- [EXERCISE]: Everything from the first line of the data below through the line that contains "const ink = '#231f20'" should be written out exactly, please, and nothing more; the pictures stay out.

- [SOURCE DATA]:
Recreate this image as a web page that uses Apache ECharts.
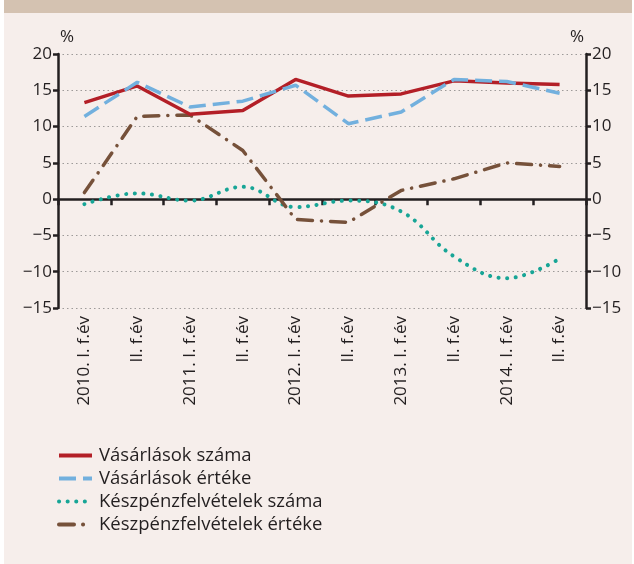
<!DOCTYPE html>
<html>
<head>
<meta charset="utf-8">
<script src="https://cdn.jsdelivr.net/npm/echarts@6/dist/echarts.min.js"></script>
<style>
  html, body { margin: 0; padding: 0; background: #ffffff; }
  .panel {
    position: absolute; left: 4px; top: 0; width: 628px; height: 564px;
    background: #f6eeeb;
    border-top: 13px solid #d4c2b1;
    box-sizing: border-box;
  }
  #chart { position: absolute; left: 0; top: 0; width: 634px; height: 564px; }
</style>
</head>
<body>
<div class="panel"></div>
<div id="chart"></div>
<script>
// félévek
const categories = ['2010. I. f.év', 'II. f.év', '2011. I. f.év', 'II. f.év', '2012. I. f.év',
  'II. f.év', '2013. I. f.év', 'II. f.év', '2014. I. f.év', 'II. f.év']
// Vásárlások száma
const vasarlasSzama = [13.3, 15.6, 11.7, 12.2, 16.5, 14.2, 14.5, 16.3, 16.0, 15.8]
// Vásárlások értéke
const vasarlasErteke = [11.4, 16.1, 12.7, 13.5, 15.7, 10.4, 12.0, 16.5, 16.2, 14.6]
// Készpénzfelvételek száma
const keszpenzSzama = [-0.7, 0.8, -0.2, 1.7, -1.1, -0.2, -1.7, -7.9, -10.9, -8.2]
// Készpénzfelvételek értéke
const keszpenzErteke = [0.9, 11.4, 11.6, 6.7, -2.8, -3.2, 1.2, 2.8, 5.0, 4.5]

const font = 'Open Sans'
const ink = '#231f20'

const yAxisBase = {
  type: 'value',
  min: -15,
  max: 20,
  interval: 5,
  name: '%',
  nameLocation: 'end',
  nameGap: 8,
  axisLine: { show: true, lineStyle: { color: ink, width: 2.5 } },
  axisTick: { show: true, length: 5, lineStyle: { color: ink, width: 2.5 } },
  axisLabel: {
    color: ink, fontSize: 17, fontFamily: font, margin: 6,
    formatter: v => (v < 0 ? '\u2212' + Math.abs(v) : '' + v)
  }
}

const chart = echarts.init(document.getElementById('chart'))
chart.setOption({
  animation: false,
  backgroundColor: 'transparent',
  grid: { left: 58, right: 48, top: 54, height: 254 },
  legend: {
    orient: 'vertical',
    left: 57,
    top: 446,
    padding: 0,
    itemWidth: 33,
    itemHeight: 10,
    itemGap: 4,
    itemStyle: { opacity: 0 },
    lineStyle: { width: 4 },
    textStyle: { color: ink, fontSize: 18.5, lineHeight: 18, fontFamily: font, padding: [0, 0, 0, 2] },
    data: ['Vásárlások száma', 'Vásárlások értéke', 'Készpénzfelvételek száma', 'Készpénzfelvételek értéke']
  },
  xAxis: [
    {
      type: 'category',
      data: categories,
      position: 'bottom',
      axisLine: { show: false, onZero: false },
      axisTick: { show: false },
      axisLabel: { rotate: 90, color: ink, fontSize: 17, fontFamily: font, margin: 8, interval: 0 }
    },
    {
      type: 'category',
      data: categories,
      position: 'bottom',
      axisLine: { show: true, onZero: true, onZeroAxisIndex: 0, lineStyle: { color: ink, width: 2.5 } },
      axisTick: { show: true, interval: 0, length: 6, lineStyle: { color: ink, width: 2.5 } },
      axisLabel: { show: false, interval: 0 }
    }
  ],
  yAxis: [
    Object.assign({}, yAxisBase, {
      position: 'left',
      nameTextStyle: { color: ink, fontSize: 17, fontFamily: font, align: 'left', padding: [0, 0, 0, 2] },
      splitLine: { show: true, lineStyle: { color: '#9d9a99', width: 1.2, type: [1.5, 3] } }
    }),
    Object.assign({}, yAxisBase, {
      position: 'right',
      nameTextStyle: { color: ink, fontSize: 17, fontFamily: font, align: 'right', padding: [0, 2, 0, 0] },
      splitLine: { show: false }
    })
  ],
  series: [
    {
      name: 'Vásárlások száma',
      type: 'line',
      data: vasarlasSzama,
      symbol: 'none',
      lineStyle: { color: '#b31f27', width: 3.5 },
      itemStyle: { color: '#b31f27' },
      z: 4
    },
    {
      name: 'Vásárlások értéke',
      type: 'line',
      data: vasarlasErteke,
      symbol: 'none',
      lineStyle: { color: '#72b0de', width: 3.5, type: [17, 7] },
      itemStyle: { color: '#72b0de' },
      z: 5
    },
    {
      name: 'Készpénzfelvételek száma',
      type: 'line',
      data: keszpenzSzama,
      symbol: 'none',
      smooth: 0.4,
      lineStyle: { color: '#17a596', width: 4, type: [0.1, 8.5], cap: 'round' },
      itemStyle: { color: '#17a596' },
      z: 3
    },
    {
      name: 'Készpénzfelvételek értéke',
      type: 'line',
      data: keszpenzErteke,
      symbol: 'none',
      lineStyle: { color: '#76513a', width: 3.5, type: [15, 9, 0.1, 9], cap: 'round' },
      itemStyle: { color: '#76513a' },
      z: 3
    }
  ]
})
</script>
</body>
</html>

- [RESULT OF THE EXERCISE]:
Recreate this image as a web page that uses Apache ECharts.
<!DOCTYPE html>
<html>
<head>
<meta charset="utf-8">
<script src="https://cdn.jsdelivr.net/npm/echarts@6/dist/echarts.min.js"></script>
<style>
  html, body { margin: 0; padding: 0; background: #ffffff; }
  .panel {
    position: absolute; left: 4px; top: 0; width: 628px; height: 564px;
    background: #f6eeeb;
    border-top: 13px solid #d4c2b1;
    box-sizing: border-box;
  }
  #chart { position: absolute; left: 0; top: 0; width: 634px; height: 564px; }
</style>
</head>
<body>
<div class="panel"></div>
<div id="chart"></div>
<script>
// félévek
const categories = ['2010. I. f.év', 'II. f.év', '2011. I. f.év', 'II. f.év', '2012. I. f.év',
  'II. f.év', '2013. I. f.év', 'II. f.év', '2014. I. f.év', 'II. f.év']
// Vásárlások száma
const vasarlasSzama = [13.3, 15.6, 11.7, 12.2, 16.5, 14.2, 14.5, 16.3, 16.0, 15.8]
// Vásárlások értéke
const vasarlasErteke = [11.4, 16.1, 12.7, 13.5, 15.7, 10.4, 12.0, 16.5, 16.2, 14.6]
// Készpénzfelvételek száma
const keszpenzSzama = [-0.7, 0.8, -0.2, 1.7, -1.1, -0.2, -1.7, -7.9, -10.9, -8.2]
// Készpénzfelvételek értéke
const keszpenzErteke = [0.9, 11.4, 11.6, 6.7, -2.8, -3.2, 1.2, 2.8, 5.0, 4.5]

const font = 'Open Sans'
const ink = '#231f20'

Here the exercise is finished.